Les clés du succès de nos start-up technologiques sont principalement la qualité du management et la puissance de la technologie sous-jascente. Les réflexions qui suivent s’intéressent à l’entrepreneur qui est aux commandes. La formation des ingénieurs aux différents aspects de l’entrepreneuriat est devenu la norme. Toutes nos écoles offrent des formations permettant aux scientifiques de se familiariser avec les arcanes du management. Ils apprennent à créer leur boite.
Cet effort est tout à fait louable. Je contribue même avec plaisir à ce genre d’exercice. Je vois par contre de temps à autres les limites de ce système. Il est indéniable qu’un jeune qui a choisi une formation scientifique est « câblé » de manière différente de celui qui a choisi délibérément dès le départ de s’orienter vers la création de son entreprise, avec ou sans études supérieures. Ces différentes formations au management ou à l’entrepreneuriat donnent courage à l’étudiant scientifique pour passer à l’acte. Le voilà avec enthousiasme devant le notaire pour créer sa boite après avoir négocié avec son université le transfert de la technologie. Cela ne veut pas dire qu’il ait les dispositions naturelles pour mener à bien sa mission.Malheureusement la réalité est rude. Créer sa boîte peut sembler simple, mais les obstacles sont multiples. La première grande difficulté est d’être capable de «vendre» son idée à tous les ayants droits qui gravitent autour du projet: les employés existants et à venir, les clients, les investisseurs, l’université, les fournisseurs et bien d’autres. Vendre est un art très particulier. Il faut trouver le bon mélange de crédibilité, de culot, de confiance en soi, de confiance inspirée aux autres, de ténacité… Ce n’est pas donné à tout le monde. C’est peut être même un talent naturel qui est antinomique avec l’attirance naturelle du scientifique vers l’exactitude et l’honnêteté intellectuelle.
L’autre grande difficulté est de rendre une science, qui par définition est complexe, simple à expliquer. Les projets les plus simples en apparence sont ceux qui ont le plus de chances de réussir, quand bien même la technologie qui justifie leur existence est très complexe. Ecrire une lettre courte et concise est nettement plus compliqué que de s’épandre… Phénomène bien connu.
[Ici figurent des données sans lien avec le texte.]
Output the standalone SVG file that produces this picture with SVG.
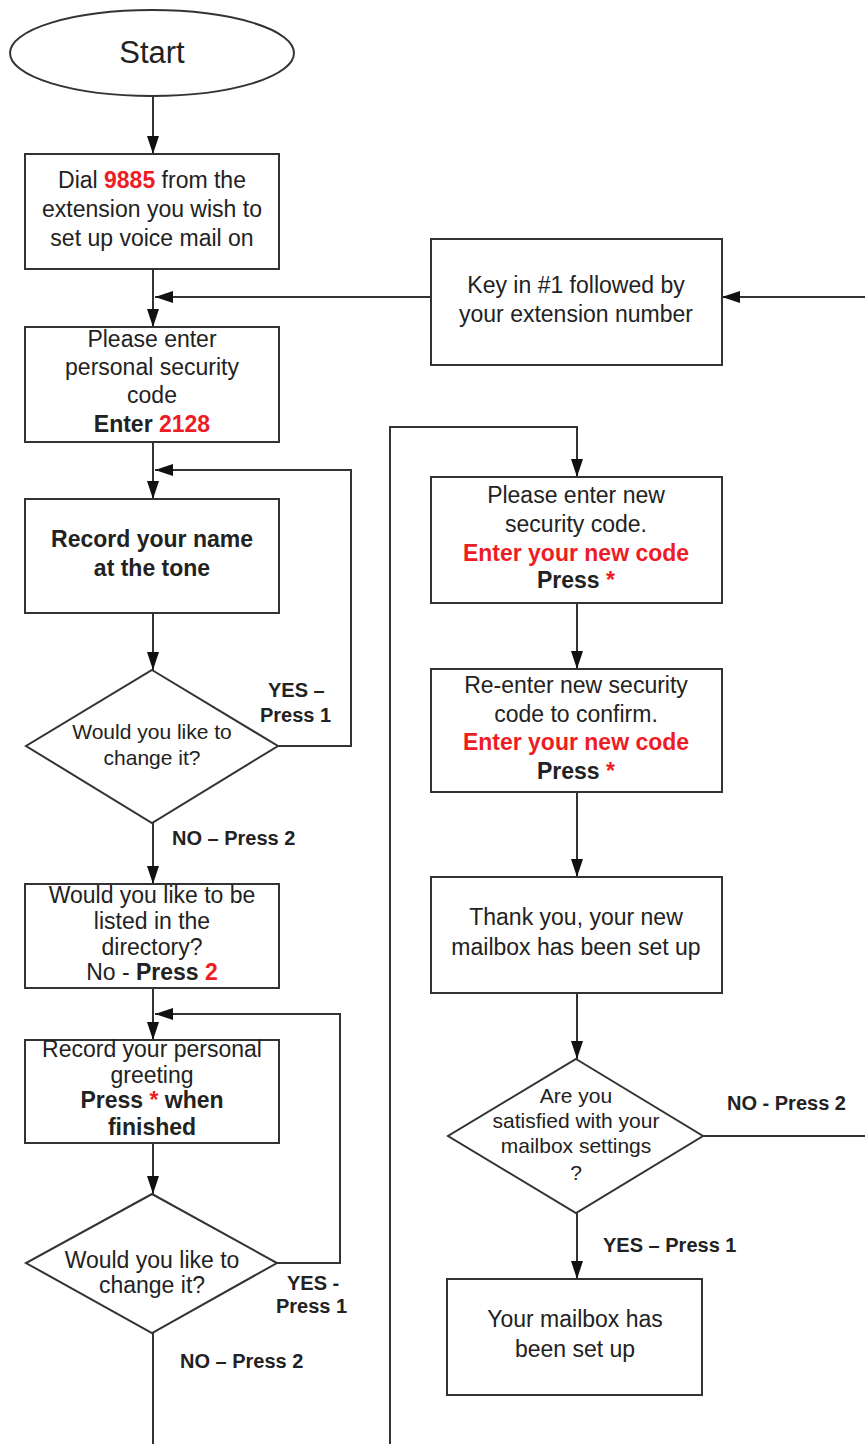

Que faire au vu de ces constats? Il faut évidemment continuer nos efforts de formation et d’incitation à la création d’entreprises. Je serais mal placé pour prêcher le contraire. Par contre dans le cadre de ces formations, il faut montrer aux entrepreneurs en devenir qu’ils ont tout à gagner dans l’alliance avec des gens dont les talents naturels correspondant aux besoins d’une jeune pousse. Certains entrepreneurs devraient réaliser qu’ils ne sont pas les meilleurs CEO pour leurs boîtes. ils peuvent en être un actionnaire significatif, sans être nécessairement aux commandes. Se concentrer sur ses savoir faire clés à titre personnel est une piste sûre. Un inventeur qui garde la responsabilité pour la R&D peut apporter davantage de valeur à la boîte que s’il en est le CEO.
L’inspiration de cet article m’est venue de boîtes de notre portefeuille qui se porteraient mieux si la direction était capable de formuler de manière concise la proposition de valeur et de la délivrer en conséquence. Ce n’est pas une question de science qui n’est pas au niveau. C’est une question de clarté dans la vision, dans sa communication et dans l’établissement des objectifs de l’entreprise. Une bonne combinaison entre un entrepreneur «dans l’âme» et le scientifique permettrait au processus de création d’être nettement plus efficient.
J’ai bien heureusement des contre-exemples éloquents. J’ai eu la chance il y a 12 ans de rencontrer Pedro Bados. Il venait alors de créer Nexthink et se posait plein de questions sur le leadership de sa boîte. Il en était l’actionnaire majoritaire mais hésitait à l’époque à en prendre la direction. Après quelques méandres dans ses réflexions, il en a pris les rennes et est maintenant à la tête d’un des fleurons du software en europe avec plus de 400 collaborateurs, 850 clients, 6 millions de PC connectés à son service et une croissance hors normes. Personne ne ferait cela mieux que lui. J’ai eu la chance de l’accompagner dans cette aventure.
Heureusement que l’entrepreneuriat n’est pas une science exacte.